Not all impact investing firms are trustworthy. It’s better to steer clear of those that choose to withhold certain information. For instance, the causes they support and enterprises that receive the funds.
Is Impact Investing Profitable?
From a financial standpoint, it appears that impact investing may be both permanent and profitable. The impact investing industry has grown immensely over the years as a result of consumer preference as well as its profitability. This trend is expected to continue.
What is the Future of Impact Investing?
The future of impact investing is shrouded in potential. The industry has seen tremendous growth in recent years and there’s no reason to believe that this trend will reverse anytime soon.
With an increasing awareness of the importance of responsible investing, it’s likely that more and more people will want to put their money into companies and projects that are having a positive impact on the world.
This, in turn, will lead to more money flowing into the impact investing space and could help to accelerate the growth of the industry.

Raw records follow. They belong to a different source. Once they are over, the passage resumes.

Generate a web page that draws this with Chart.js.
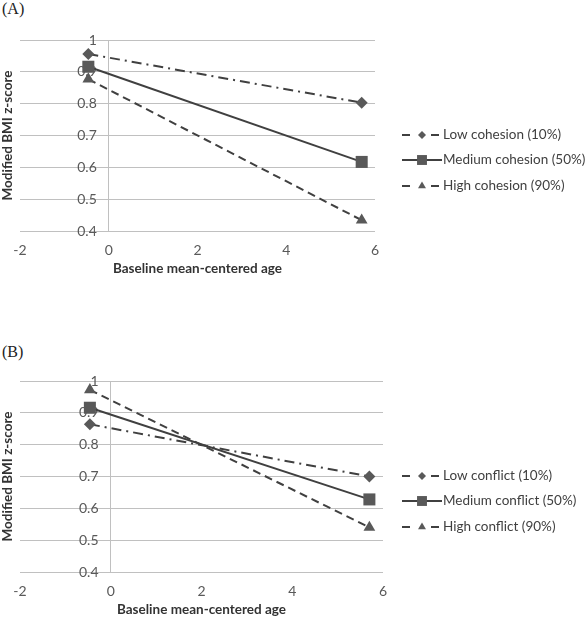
<!DOCTYPE html>
<html>
<head>
<meta charset="utf-8">
<script src="https://cdn.jsdelivr.net/npm/chart.js@4.4.1/dist/chart.umd.min.js"></script>
<style>
  html, body { margin: 0; padding: 0; background: #fff; overflow: hidden; }
  .panel { position: absolute; left: 0; width: 585px; }
  .tag { position: absolute; left: 2px; font: 16px "Liberation Serif", "DejaVu Serif", serif; color: #222; }
</style>
</head>
<body>
<div class="tag" style="top: 0px;">(A)</div>
<div class="panel" style="top: 0px; height: 300px;"><canvas id="chartA"></canvas></div>
<div class="tag" style="top: 343px;">(B)</div>
<div class="panel" style="top: 300px; height: 320px;"><canvas id="chartB"></canvas></div>
<script>
// x positions of the two predicted points (baseline mean-centered age)
const ageX = [-0.46, 5.7];

// panel A: family cohesion
const cohesionLabels = ['Low cohesion (10%)', 'Medium cohesion (50%)', 'High cohesion (90%)'];
const cohesionLow = [0.956, 0.803];
const cohesionMed = [0.916, 0.617];
const cohesionHigh = [0.877, 0.434];

// panel B: family conflict
const conflictLabels = ['Low conflict (10%)', 'Medium conflict (50%)', 'High conflict (90%)'];
const conflictLow = [0.864, 0.700];
const conflictMed = [0.916, 0.628];
const conflictHigh = [0.972, 0.540];

const yTicks = [0.4, 0.5, 0.6, 0.7, 0.8, 0.9, 1];
const xTicks = [-2, 0, 2, 4, 6];

const lineColor = '#404040';
const markColor = '#595959';
const gridColor = '#c0c0c0';

const styles = [
    { dash: [10, 5, 2, 5], point: 'rectRot', r: 6, lr: 4 },
    { dash: [], point: 'rect', r: 8.5, lr: 7 },
    { dash: [8, 5], point: 'triangle', r: 6.8, lr: 4.6 }
];

function toPoints(ys) {
    return ys.map(function (y, i) { return { x: ageX[i], y: y }; });
}

function marker(ctx, type, x, y, r) {
    ctx.beginPath();
    if (type === 'rectRot') {
        ctx.moveTo(x, y - r); ctx.lineTo(x + r, y); ctx.lineTo(x, y + r); ctx.lineTo(x - r, y);
    } else if (type === 'rect') {
        const s = r * Math.SQRT1_2;
        ctx.rect(x - s, y - s, 2 * s, 2 * s);
    } else {
        const h = r * 1.5, w = r * Math.sqrt(3) / 2;
        ctx.moveTo(x, y - r); ctx.lineTo(x + w, y - r + h); ctx.lineTo(x - w, y - r + h);
    }
    ctx.closePath();
    ctx.fill();
}

// legend with line sample + marker, drawn to the right of the plot
const sideLegend = {
    id: 'sideLegend',
    afterDraw(chart, args, opts) {
        const ctx = chart.ctx;
        ctx.save();
        chart.data.datasets.forEach(function (ds, i) {
            const st = styles[i];
            const y = opts.ys[i];
            const x0 = opts.x;
            ctx.strokeStyle = lineColor;
            ctx.lineWidth = 2;
            ctx.setLineDash([]);
            ctx.beginPath();
            if (st.dash.length) {
                ctx.moveTo(x0, y); ctx.lineTo(x0 + 8, y);
                ctx.moveTo(x0 + 29, y); ctx.lineTo(x0 + 37, y);
            } else {
                ctx.moveTo(x0, y); ctx.lineTo(x0 + 40, y);
            }
            ctx.stroke();
            ctx.fillStyle = markColor;
            marker(ctx, st.point, x0 + 20, y, st.lr);
            ctx.fillStyle = '#404040';
            ctx.font = '13.5px Lato';
            ctx.textBaseline = 'middle';
            ctx.textAlign = 'left';
            ctx.fillText(ds.label, x0 + 41, y);
        });
        ctx.restore();
    }
};

function makeChart(id, labels, series, pad, legendYs) {
    const datasets = series.map(function (ys, i) {
        const st = styles[i];
        return {
            label: labels[i],
            data: toPoints(ys),
            showLine: true,
            borderColor: lineColor,
            borderWidth: 2,
            borderDash: st.dash,
            pointStyle: st.point,
            pointRadius: st.r,
            pointBackgroundColor: markColor,
            pointBorderColor: markColor,
            pointBorderWidth: 0
        };
    });
    return new Chart(document.getElementById(id), {
        type: 'scatter',
        data: { datasets: datasets },
        options: {
            responsive: true,
            maintainAspectRatio: false,
            animation: false,
            layout: { padding: pad },
            plugins: {
                legend: { display: false },
                tooltip: { enabled: false },
                sideLegend: { x: 402, ys: legendYs }
            },
            scales: {
                x: {
                    type: 'linear',
                    position: 'bottom',
                    min: -2, max: 6,
                    afterBuildTicks: function (scale) { scale.ticks = xTicks.map(function (v) { return { value: v }; }); },
                    // only the line at x = 0 is shown (the vertical axis)
                    grid: {
                        drawTicks: false,
                        color: function (c) { return c.tick && c.tick.value === 0 ? gridColor : 'rgba(0,0,0,0)'; }
                    },
                    border: { display: false },
                    ticks: { padding: 11, color: '#595959', font: { family: 'Lato', size: 14 } },
                    title: {
                        display: true, text: 'Baseline mean-centered age', color: '#333',
                        padding: 0, font: { family: 'Lato', size: 13.5, weight: 'bold' }
                    },
                    afterFit: function (scale) { scale.height = 46; }
                },
                y: {
                    type: 'linear',
                    // labels sit just left of the x = 0 line
                    position: { x: -0.27 },
                    min: 0.4, max: 1,
                    afterBuildTicks: function (scale) { scale.ticks = yTicks.map(function (v) { return { value: v }; }); },
                    grid: { color: gridColor, lineWidth: 1, drawTicks: false },
                    border: { display: false },
                    ticks: {
                        color: '#595959', font: { family: 'Lato', size: 14 },
                        callback: function (v) { return String(+v.toFixed(1)); }
                    }
                },
                yTitle: {
                    type: 'linear',
                    position: 'left',
                    grid: { display: false },
                    border: { display: false },
                    ticks: { display: false },
                    title: {
                        display: true, text: 'Modified BMI z-score', color: '#333',
                        padding: 0, font: { family: 'Lato', size: 13.5, weight: 'bold' }
                    },
                    afterFit: function (scale) { scale.width = 20; }
                }
            }
        },
        plugins: [sideLegend]
    });
}

makeChart('chartA', cohesionLabels, [cohesionLow, cohesionMed, cohesionHigh],
    { left: 0, right: 210, top: 40, bottom: 23 }, [135, 160, 186]);
makeChart('chartB', conflictLabels, [conflictLow, conflictMed, conflictHigh],
    { left: 0, right: 202, top: 81, bottom: 2 }, [176, 201, 227]);
</script>
</body>
</html>
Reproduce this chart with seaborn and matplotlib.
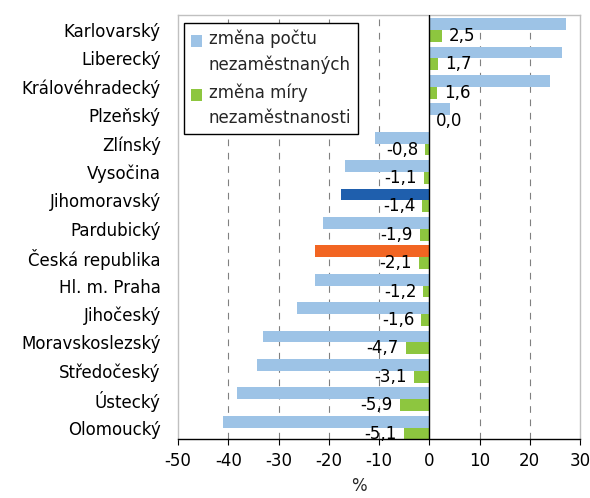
import matplotlib
matplotlib.use("Agg")
import matplotlib.pyplot as plt
from matplotlib.patches import Patch, Rectangle
from matplotlib.legend_handler import HandlerPatch
import seaborn as sns
import pandas as pd

regions = ["Karlovarský", "Liberecký", "Královéhradecký", "Plzeňský", "Zlínský",
           "Vysočina", "Jihomoravský", "Pardubický", "Česká republika", "Hl. m. Praha",
           "Jihočeský", "Moravskoslezský", "Středočeský", "Ústecký", "Olomoucký"]
zmena_poctu = [27.3, 26.5, 24.1, 4.2, -10.8, -16.7, -17.6, -21.2, -22.8, -22.8,
               -26.4, -33.1, -34.3, -38.2, -41.0]
zmena_miry = [2.5, 1.7, 1.6, 0.0, -0.8, -1.1, -1.4, -1.9, -2.1, -1.2,
              -1.6, -4.7, -3.1, -5.9, -5.1]
series_names = ["změna počtu\nnezaměstnaných", "změna míry\nnezaměstnanosti"]
x_ticks = [-50, -40, -30, -20, -10, 0, 10, 20, 30]

BLUE = "#9DC3E6"
GREEN = "#8DC63F"
DARK_BLUE = "#1F5FAD"
ORANGE = "#F26522"

sns.set_theme(style="white")
plt.rcParams["font.family"] = ["DejaVu Sans"]
FS = 12

df = pd.DataFrame({
    "region": regions * 2,
    "series": [series_names[0]] * len(regions) + [series_names[1]] * len(regions),
    "value": zmena_poctu + zmena_miry,
})

fig = plt.figure(figsize=(5.9, 4.98), dpi=100)
ax = fig.add_axes([178 / 590, 1 - 439 / 498, 402 / 590, 424 / 498])

sns.barplot(data=df, y="region", x="value", hue="series", hue_order=series_names,
            order=regions, palette=[BLUE, GREEN], width=0.83, orient="h",
            saturation=1, errorbar=None, legend=False, ax=ax, zorder=2,
            linewidth=0)

# highlight bars
ax.containers[0][regions.index("Jihomoravský")].set_facecolor(DARK_BLUE)
ax.containers[0][regions.index("Česká republika")].set_facecolor(ORANGE)

# data labels for green series
for patch, v in zip(ax.containers[1], zmena_miry):
    yc = patch.get_y() + patch.get_height() / 2
    txt = f"{v:.1f}".replace(".", ",")
    if v >= 0:
        ax.annotate(txt, (v, yc), xytext=(5, 0), textcoords="offset points",
                    ha="left", va="center", fontsize=FS, color="black", zorder=5)
    else:
        ax.annotate(txt, (v, yc), xytext=(-5, 0), textcoords="offset points",
                    ha="right", va="center", fontsize=FS, color="black", zorder=5)

ax.set_xlim(-50, 30)
ax.set_ylim(14.40, -0.53)
ax.set_xticks(x_ticks)
ax.set_xticklabels([str(t) for t in x_ticks], fontsize=FS)

# gridlines
for t in x_ticks:
    if t not in (-50, 0, 30):
        ax.axvline(t, color="#808080", lw=0.8, ls=(0, (6, 6)), zorder=0)
ax.axvline(0, color="black", lw=1, zorder=4)

ax.set_ylabel("")
ax.set_xlabel("%", fontsize=FS)
ax.xaxis.set_label_coords(0.45, -0.112)
ax.xaxis.label.set_va("center")

ax.tick_params(axis="x", direction="out", length=4.3, width=0.8, color="black",
               pad=5, labelsize=FS, bottom=True)
ax.tick_params(axis="y", length=0, pad=12.5, labelsize=FS)
for lab in ax.get_yticklabels():
    lab.set_color("black")
for lab in ax.get_xticklabels():
    lab.set_color("black")

for s in ("top", "right", "left"):
    ax.spines[s].set_color("#C0C0C0")
    ax.spines[s].set_linewidth(1)
ax.spines["bottom"].set_color("black")
ax.spines["bottom"].set_linewidth(1)


def top_square(legend, orig_handle, xdescent, ydescent, width, height, fontsize):
    # square aligned with the first line of a two-line label
    return Rectangle((-xdescent, -ydescent + 8.5), width, height)


handles = [Patch(facecolor=BLUE, edgecolor="none"), Patch(facecolor=GREEN, edgecolor="none")]
leg = ax.legend(handles, series_names, loc="upper left",
                bbox_to_anchor=((184 - 178) / 402, (439 - 23) / 424),
                borderaxespad=0, fontsize=FS, frameon=True, fancybox=False,
                handlelength=0.7, handleheight=0.7, handletextpad=0.4,
                labelspacing=0.6, borderpad=0.4,
                handler_map={Patch: HandlerPatch(patch_func=top_square)})
leg.get_frame().set_edgecolor("black")
leg.get_frame().set_linewidth(1)
leg.get_frame().set_alpha(1)
for t in leg.get_texts():
    t.set_linespacing(1.5)
leg.set_zorder(6)

fig.savefig("out.png", dpi=100)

What Are the Risks of Impact Investing?
As with any investment, there are always risks involved. However, some experts believe that the risks associated with impact investing are relatively low. This is because most impact investments are made in established companies and projects that have a proven track record.
Of course, there is always the risk that a company or project might not achieve its desired impact, but this is something that can be mitigated through due diligence and careful selection.